If a rich country claims they can't do it how can you convice a poor country to?

That said, the free ride India and China are getting is ridiculous. As we are holding or lowering our carbon production they will be making multiples of our cuts.

I do not believe the numbers about how much we must destroy our economy to make these changes. Peak oil will come so we have no choice to use less, if we begin to add efficiencies now it will be much less damaging than being cut off cold turkey. Even if the numbers are true they will be worse later if we don't do it now.
Ban all cars over 200 hp, there is simply no need, My 86 carpi with 125 hp could go 140km all day and pull a 17 foot boat at 110, certainly 200hp would suit 99% of the uses.

Trains, lots of trains; their more efficient and we build them

Also as energy becomes more expensive so will the cost of building the alternatives. Windmills for example, take the energy contained in the steel mast from mining, to smelting to forming and tempering, it's huge. If we don't build them now while energy is available how the hell will we afford it when energy is scarce. As we build them our GHG go down.

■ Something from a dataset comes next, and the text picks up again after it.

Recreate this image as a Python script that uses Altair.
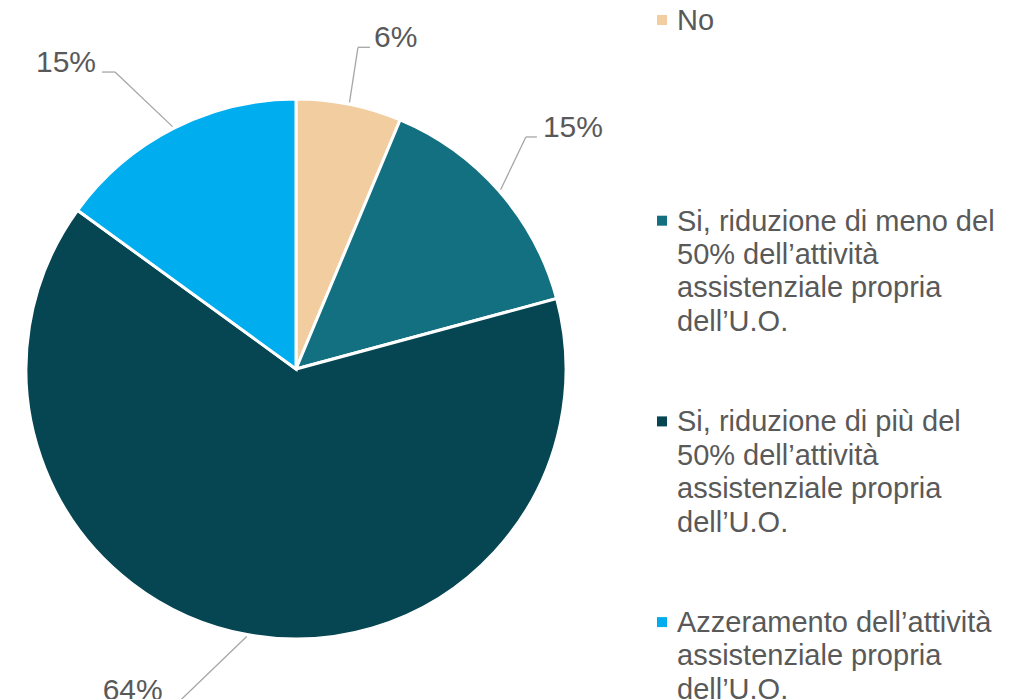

I don't think you are wrong, we probably cannot stop it now, we've waited too long. Can we moderate the damage? I think so but not as much as we need to.

Green house gasses will drop from peak oil evetually but saving the remaining oil as long as possible is also an issue. While never mentioned, the kyoto targets will reduce consumption and keep us going a little longer. I don't think they really want us to think about what happens if we run out of oil because it's too scarey.

I think the idea of preparing us for the Peak is just as valid if not more so than the global warming arguements.

"Far from it, in fact. What really scares me, though, is that Kyoto has completely superceded every environmental issue in this country--as if we have solved air pollution, water pollution, loss of soil, and so on and so forth."

Damn right, unfortunately the much of the public are too inatentive to handle more than one issue at a time. The politicians cater to these simpletons because they hate campaigning on facts when fear and inuendo works better.